Former Black Panther dissects political fallout
Author discusses party’s lingering message 50 years after inception
Mar 2, 2016
To honor its 50th anniversary a former Black Panther Party member discussed the organization’s decline, local origins and the political marginalization of the family structure.
As part of a W.E.B. Du Bois Lecture Series at Contra Costa College, author Dr. Paul Alkebulan, 68, opened “Reflections on the Black Panther Party: A Retrospective Seminar on the 50th Anniversary of a Social Movement,” by talking about his experience as a Black Panther and finished the event by answering questions.
Social sciences department Chairperson J. Vern Cromartie invited 100 students to listen to Dr. Alkebulan, ask questions and watch “Merritt College: Home of the Black Panthers,” on Saturday from 1 to 4 p.m. in LA-100.
Hashim Alezzania, a political science major, said he learned that the Black Panther Party worked with the Brown Berets, the Nation of Islam, the Red Guard and were not as radical as mainstream media outlets reported, but organized many community outreach programs that educated people about racial injustice in education and the electorate.
“Let’s not regret the past and be grateful that we are able to express ourselves politically,” Alezzania said. “These people not only helped their own group but everyone in our society. But still, it is a shame not everyone was taught that America is a nation based on diversity and not white values.”

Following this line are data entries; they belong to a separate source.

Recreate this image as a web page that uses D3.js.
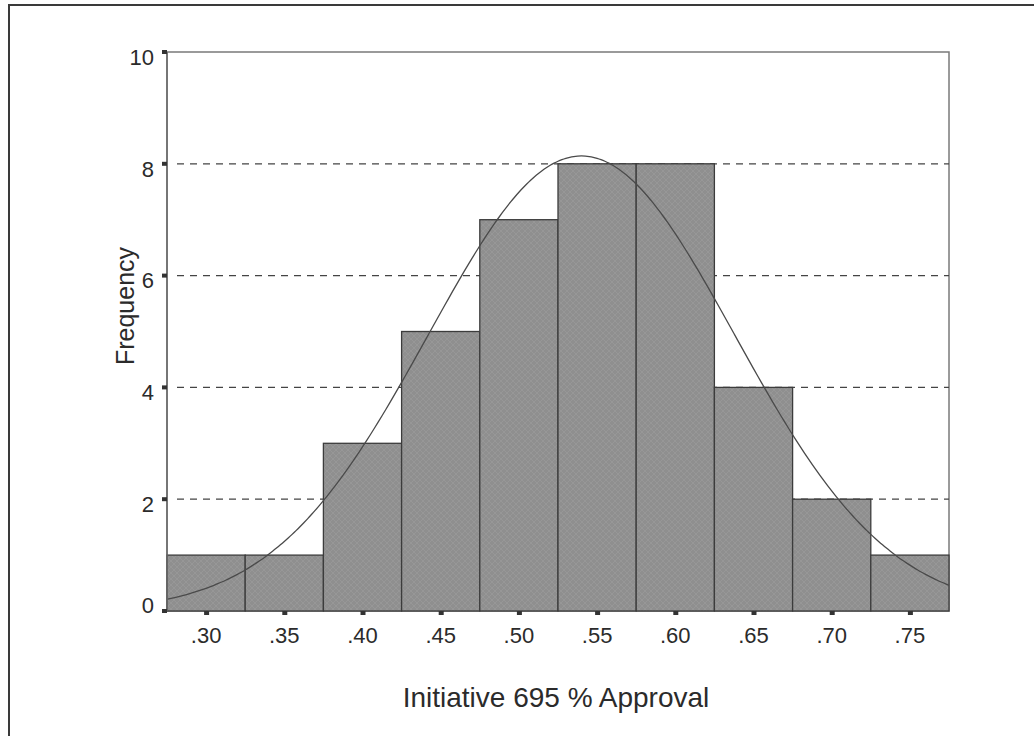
<!DOCTYPE html>
<html lang="en">
  <head>
    <meta charset="utf-8" />
    <title>Initiative 695 % Approval</title>
    <style>
      body {
        margin: 0;
        background: #ffffff;
      }
      text {
        font-family: "Liberation Sans", Arial, sans-serif;
        fill: #2b2b2b;
      }
    </style>
  </head>
  <body>
    <script src="https://d3js.org/d3.v7.min.js"></script>
    <script>
      // bin centres (approval share) and counts
      var binCenters = [0.3, 0.35, 0.4, 0.45, 0.5, 0.55, 0.6, 0.65, 0.7, 0.75];
      var counts = [1, 1, 3, 5, 7, 8, 8, 4, 2, 1];
      var binWidth = 0.05;
      var xTicks = [0.3, 0.35, 0.4, 0.45, 0.5, 0.55, 0.6, 0.65, 0.7, 0.75];
      var yTicks = [0, 2, 4, 6, 8, 10];
      var gridValues = [2, 4, 6, 8];
      // fitted normal curve parameters (as shown by the overlay)
      var fitMean = 0.54;
      var fitSd = 0.098;
      var fitN = 40;

      var width = 1034,
        height = 736;
      var plot = { left: 167, right: 949, top: 52, bottom: 611 };

      var svg = d3
        .select("body")
        .append("svg")
        .attr("width", width)
        .attr("height", height);

      // outer frame (only top and left edges are on the page)
      svg
        .append("rect")
        .attr("x", 9)
        .attr("y", 5)
        .attr("width", 1100)
        .attr("height", 800)
        .style("fill", "none")
        .style("stroke", "#3a3a3a")
        .style("stroke-width", 2);

      var x = d3
        .scaleLinear()
        .domain([0.275, 0.775])
        .range([plot.left, plot.right]);
      var y = d3.scaleLinear().domain([0, 10]).range([plot.bottom, plot.top]);

      // crosshatch texture for the bars
      var pattern = svg
        .append("defs")
        .append("pattern")
        .attr("id", "hatch")
        .attr("patternUnits", "userSpaceOnUse")
        .attr("width", 6)
        .attr("height", 6);
      pattern
        .append("rect")
        .attr("width", 6)
        .attr("height", 6)
        .style("fill", "#8f8f8f");
      pattern
        .append("path")
        .attr("d", "M0,0L6,6M6,0L0,6")
        .style("stroke", "#999999")
        .style("stroke-width", 0.8);

      // plot frame
      svg
        .append("rect")
        .attr("x", plot.left)
        .attr("y", plot.top)
        .attr("width", plot.right - plot.left)
        .attr("height", plot.bottom - plot.top)
        .style("fill", "none")
        .style("stroke", "#7a7a7a")
        .style("stroke-width", 1.5);

      // dashed gridlines
      svg
        .selectAll(".grid")
        .data(gridValues)
        .enter()
        .append("line")
        .attr("class", "grid")
        .attr("x1", plot.left + 10)
        .attr("x2", plot.right)
        .attr("y1", function (d) {
          return y(d);
        })
        .attr("y2", function (d) {
          return y(d);
        })
        .style("stroke", "#444")
        .style("stroke-width", 1.2)
        .style("stroke-dasharray", "7,6");

      // bars
      svg
        .selectAll(".bar")
        .data(binCenters)
        .enter()
        .append("rect")
        .attr("class", "bar")
        .attr("x", function (d) {
          return x(d - binWidth / 2);
        })
        .attr("width", function (d) {
          return x(d + binWidth / 2) - x(d - binWidth / 2);
        })
        .attr("y", function (d, i) {
          return y(counts[i]);
        })
        .attr("height", function (d, i) {
          return y(0) - y(counts[i]);
        })
        .style("fill", "url(#hatch)")
        .style("stroke", "#3c3c3c")
        .style("stroke-width", 1.3);

      // normal curve overlay
      var curveXs = d3.range(0.275, 0.7751, 0.0025);
      var line = d3
        .line()
        .x(function (d) {
          return x(d);
        })
        .y(function (d) {
          var z = (d - fitMean) / fitSd;
          var dens = Math.exp(-0.5 * z * z) / (fitSd * Math.sqrt(2 * Math.PI));
          return y(fitN * binWidth * dens);
        })
        .curve(d3.curveBasis);
      svg
        .append("path")
        .datum(curveXs)
        .attr("d", line)
        .style("fill", "none")
        .style("stroke", "#4a4a4a")
        .style("stroke-width", 1.3);

      // left axis line
      svg
        .append("line")
        .attr("x1", plot.left)
        .attr("x2", plot.left)
        .attr("y1", plot.top)
        .attr("y2", plot.bottom)
        .style("stroke", "#6a6a6a")
        .style("stroke-width", 1.5);

      // y ticks and labels
      svg
        .selectAll(".ytick")
        .data(yTicks)
        .enter()
        .append("rect")
        .attr("class", "ytick")
        .attr("x", plot.left - 5)
        .attr("y", function (d) {
          return y(d) - 2;
        })
        .attr("width", 5)
        .attr("height", 4)
        .style("fill", "#333");
      svg
        .selectAll(".ylabel")
        .data(yTicks)
        .enter()
        .append("text")
        .attr("class", "ylabel")
        .attr("x", 154)
        .attr("y", function (d) {
          return d === 0 ? y(d) - 6 : y(d) + 5;
        })
        .attr("dy", ".35em")
        .style("text-anchor", "end")
        .style("font-size", "22px")
        .text(function (d) {
          return d;
        });

      // x ticks and labels
      svg
        .selectAll(".xtick")
        .data(xTicks)
        .enter()
        .append("rect")
        .attr("class", "xtick")
        .attr("x", function (d) {
          return x(d) - 2;
        })
        .attr("y", plot.bottom)
        .attr("width", 5)
        .attr("height", 4)
        .style("fill", "#333");
      svg
        .selectAll(".xlabel")
        .data(xTicks)
        .enter()
        .append("text")
        .attr("class", "xlabel")
        .attr("x", function (d) {
          return x(d);
        })
        .attr("y", 643)
        .style("text-anchor", "middle")
        .style("font-size", "22px")
        .text(function (d) {
          return d3.format(".2f")(d).replace(/^0/, "");
        });

      // axis titles
      svg
        .append("text")
        .attr("transform", "translate(134,306) rotate(-90)")
        .style("text-anchor", "middle")
        .style("font-size", "25px")
        .text("Frequency");

      svg
        .append("text")
        .attr("x", 556)
        .attr("y", 707)
        .style("text-anchor", "middle")
        .style("font-size", "28px")
        .text("Initiative 695 % Approval");
    </script>
  </body>
</html>
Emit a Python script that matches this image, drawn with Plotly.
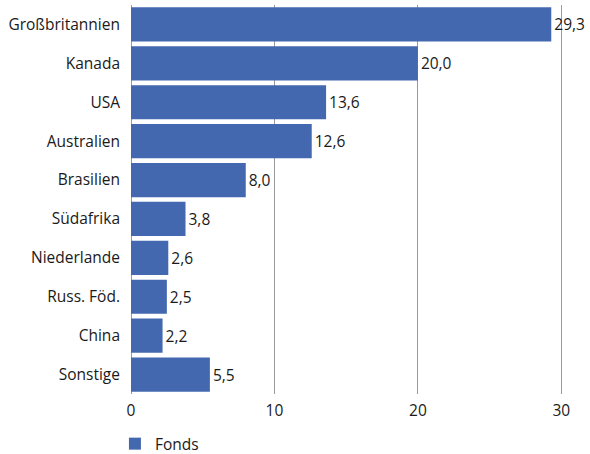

Alkebulan discussed his involvement with the party during his early 20s as a student activist in Oakland from 1969-72 and the internal power struggle, arrests and the FBI’s cointelpro program that contributed shutting down all its international and domestic chapters by 1982.
His main concern was the family structure in African-American communities being devastated by the outsourcing low-skilled manufacturing jobs in the 1980s.
“It shut off avenues of employment for unskilled men and women in many communities. It created a change in a culture in which marriage was once the focus of our efforts,” he said. “Now it is not the big prize and the stigma of wedlock doesn’t happen as much anymore.”
Jose Avila, a business major, said. “Without a family you don’t have that mental support to keep moving forward to be successful in anything you choose.”
He said like the Panthers, the Black Lives Matter Movement has the momentum of its generation.
“Activists now need to take advantage of what the civil rights movement accomplished,” he said. “Now black people and people of color have the right to vote, to travel freely and pursue an education.
“We are represented in all branches of government, judicial, executive and legislative. Even the police is (racially) integrated. We need to use this as leverage to restore the family structure in America, not on a civil rights level, but in the community.”
Alkebulan said the party started in 1966 when leaders Bobby Seale and Huey Newton followed police officers with guns and law books to read victims their rights and hold non-violent armed sit-ins.
In 1967, he said its members stood at the Capitol steps with guns to oppose a bill that would restrict citizens from the right to carry loaded weapons in public.
He said that the Black Panthers were often thought of as militant socialists after, but they wanted the ability to protect communities from brutal police practices.
Despite the negative media coverage, Alkebulan said the Panthers survived for 16 years by providing community training through constitutional rights and welfare programs, using their underground newspaper to spread a creed inspired by the ideologies of human rights leader Malcolm X.
“I wanted to make a difference,” Alkebulan said.
He said he regrets many members were attracted to an ideology of an armed struggle instead of programs like its Free Breakfast for Children Program — an activity he and his family participated in every morning.